Entre nosotros nunca hubo, estrictamente hablando, un sistema bipartidista y aunque se podría sostener, sin faltar a la verdad, que salvo el justicialismo y el radicalismo —con sus respectivos aliados— ninguna otra agrupación pudo triunfar en una elección presidencial, ello no quita que los partidos denominados chicos siempre tuvieron un lugar bajo el sol.
Que Kirchner no haya dejado en el camino su convicción no significa que la misma esté a la vuelta de la esquina. Es probable que el todopoderoso santacruceño consiga, mientras dure la época de las vacas gordas, convertir al justicialismo en pivote de una alianza con un cierto tinte de izquierda.
Hasta podría borrarlo de la internacional a la que lo condujo Carlos Menem para inscribirlo en la socialdemócrata, sin que nadie se moleste demasiado. Si tuviese éxito en la empresa —y parece que se saldrá con la suya en este aspecto— lo que toda su fuerza y recursos no podrá conseguir es que la oposición acabe fundida y confundida en una suerte de amasijo de centroderecha. Pensar que algo así resultaría probable no resiste análisis.
La apuesta de Kirchner no es otra que reconstruir el viejo peronismo —de suyo moldeable— a su imagen y semejanza. Convencido de que no puede prescindir del PJ —al que literalmente ignoró en los cuatro años que condujo el país con mano de hierro— supone posible relanzarlo en pos de otros horizontes sin necesidad de cambiar de clientela.
Dicho de manera distinta: en los primeros años de su gestión pareció que la estrategia de Kirchner se inclinaba más hacia la conformación de una nueva fuerza que incluyera pero que no se agotara en el justicialismo. Inclusive, en algún momento, especuló con superarlo a través del Frente para la Victoria. Ahora, en cambio, de vuelta de aquellos pensamientos, la meta de Kirchner es darle algunos afeites y retoques al viejo rostro con la intención de que sea la estructura indispensable para ganar elecciones y administrar el poder.
El núcleo duro del polo que imagina como de centroizquierda es un peronismo acostumbrado a encolumnarse detrás del poderoso de turno que sepa mandarlo, sin hacer caso a los planteos doctrinarios. El resto, si se cumplen sus expectativas, resultará de la suma de distintos sectores sociales, políticos e ideológicos que buscarán, como hasta ahora, un espacio capaz de satisfacer sus expectativas e intereses sectoriales.

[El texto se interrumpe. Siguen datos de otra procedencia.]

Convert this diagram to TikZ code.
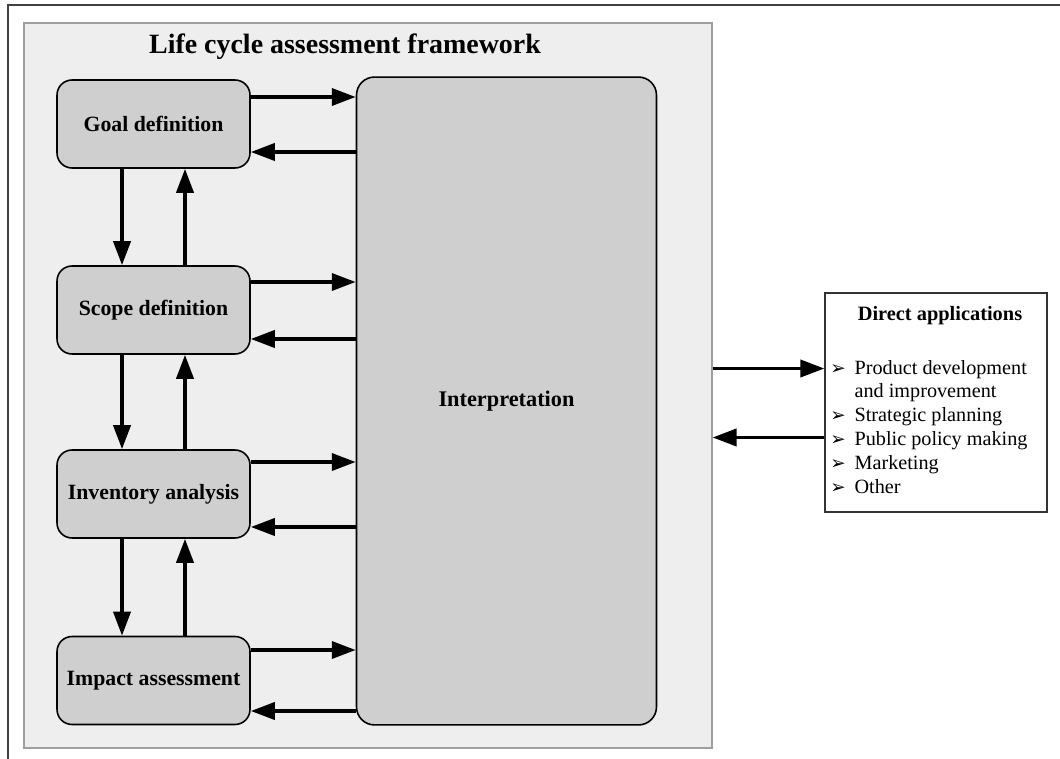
\documentclass[tikz,border=0pt]{standalone}
\usepackage{fontspec}
\setmainfont{Liberation Serif}
\newfontfamily\symfont{DejaVu Sans}
\usetikzlibrary{arrows.meta}

\begin{document}
\begin{tikzpicture}[
  x=0.02cm, y=-0.02cm,
  font=\fontsize{11.5}{13.6}\selectfont,
  stage/.style   = {draw, line width=0.9pt, rounded corners=0.3cm, fill=gray!38,
                    minimum width=3.86cm, minimum height=1.76cm, inner sep=0pt,
                    font=\fontsize{12.4}{14}\selectfont\bfseries},
  frame/.style   = {draw=gray!75, line width=0.7pt, fill=gray!13,
                    minimum width=13.76cm, minimum height=14.5cm, inner sep=0pt},
  interpbox/.style = {draw, line width=0.9pt, rounded corners=0.36cm, fill=gray!38,
                    minimum width=6cm, minimum height=12.96cm, inner sep=0pt,
                    font=\fontsize{12.7}{14}\selectfont\bfseries},
  appbox/.style  = {draw=black!80, line width=0.7pt, fill=white,
                    minimum width=4.44cm, minimum height=4.38cm, inner sep=0pt},
  arr/.style     = {-{Triangle[length=0.48cm, width=0.34cm]}, line width=2.1pt},
]
\useasboundingbox (0,0) rectangle (1060,759);

%%────────── outer border ───────────────────────────────────
\draw[black!75, line width=1pt] (8,759) -- (8,5) -- (1060,5);

%%────────── LCA framework ──────────────────────────────────
\node[frame] (frame) at (368,385.5) {};
\node[font=\fontsize{15.9}{18}\selectfont\bfseries] (title) at (345,47)
  {Life cycle assessment framework};

\node[stage] (goal)   at (153.5,124)   {Goal definition};
\node[stage] (scope)  at (153.5,310)   {Scope definition};
\node[stage] (inv)    at (153.5,494)   {Inventory analysis};
\node[stage] (impact) at (153.5,680.5) {Impact assessment};
\node[interpbox] (interp) at (506.5,401) {Interpretation};

% stages <-> interpretation
\draw[arr] ([yshift=0.54cm]goal.east)   -- ([yshift=0.54cm]goal.east -| interp.west);
\draw[arr] ([yshift=-0.56cm]goal.east -| interp.west) -- ([yshift=-0.56cm]goal.east);
\draw[arr] ([yshift=0.56cm]scope.east)  -- ([yshift=0.56cm]scope.east -| interp.west);
\draw[arr] ([yshift=-0.58cm]scope.east -| interp.west) -- ([yshift=-0.58cm]scope.east);
\draw[arr] ([yshift=0.64cm]inv.east)    -- ([yshift=0.64cm]inv.east -| interp.west);
\draw[arr] ([yshift=-0.66cm]inv.east -| interp.west) -- ([yshift=-0.66cm]inv.east);
\draw[arr] ([yshift=0.61cm]impact.east) -- ([yshift=0.61cm]impact.east -| interp.west);
\draw[arr] ([yshift=-0.61cm]impact.east -| interp.west) -- ([yshift=-0.61cm]impact.east);

% stage to stage
\draw[arr] ([xshift=-0.63cm]goal.south)  -- ([xshift=-0.63cm]scope.north);
\draw[arr] ([xshift=0.63cm]scope.north)  -- ([xshift=0.63cm]goal.south);
\draw[arr] ([xshift=-0.63cm]scope.south) -- ([xshift=-0.63cm]inv.north);
\draw[arr] ([xshift=0.63cm]inv.north)    -- ([xshift=0.63cm]scope.south);
\draw[arr] ([xshift=-0.63cm]inv.south)   -- ([xshift=-0.63cm]impact.north);
\draw[arr] ([xshift=0.63cm]impact.north) -- ([xshift=0.63cm]inv.south);

%%────────── Direct applications ────────────────────────────
\node[appbox] (direct) at (936,402.5) {};
\node[font=\fontsize{11.6}{13}\selectfont\bfseries] (apptitle) at (940,316)
  {Direct applications};
\node[anchor=north west, inner sep=0pt] (applist) at (830,357) {%
  \begin{tabular}{@{}l@{\hspace{5pt}}l@{}}
    {\symfont\fontsize{10.5}{13.6}\selectfont ➢} & Product development\\
      & and improvement\\
    {\symfont\fontsize{10.5}{13.6}\selectfont ➢} & Strategic planning\\
    {\symfont\fontsize{10.5}{13.6}\selectfont ➢} & Public policy making\\
    {\symfont\fontsize{10.5}{13.6}\selectfont ➢} & Marketing\\
    {\symfont\fontsize{10.5}{13.6}\selectfont ➢} & Other
  \end{tabular}};

\draw[arr] ([yshift=0.68cm]direct.west -| frame.east) -- ([yshift=0.68cm]direct.west);
\draw[arr] ([yshift=-0.70cm]direct.west) -- ([yshift=-0.70cm]direct.west -| frame.east);

\end{tikzpicture}
\end{document}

En el núcleo duro están anotados, como integrantes de un mismo equipo, Carlos Reutemann y Eduardo Luis Duhalde, Luis Barrionuevo y Hugo Moyano, Carlos Kunkel y Alfredo Atanasof, José María Díaz Bancalari y Emilio Pérsico. Personajes que ideológicamente poco o nada tienen en común entre sí, salvo su condición —añeja o reciente— de peronistas que toleran cualquier cosa excepto quedar lejos del poder. Fuera del movimiento estrictamente justicialista, están los kirchneristas, convencidos o de ocasión, que van desde los capitostes de la UIA hasta los periodistas de Página 12.
Por ahora el agua y el aceite, al menos dentro del kirchnerismo, han demostrado ser compatibles entre sí. Por cuánto tiempo es una pregunta aparte que todavía no tiene respuesta cierta. Hasta la semana próxima.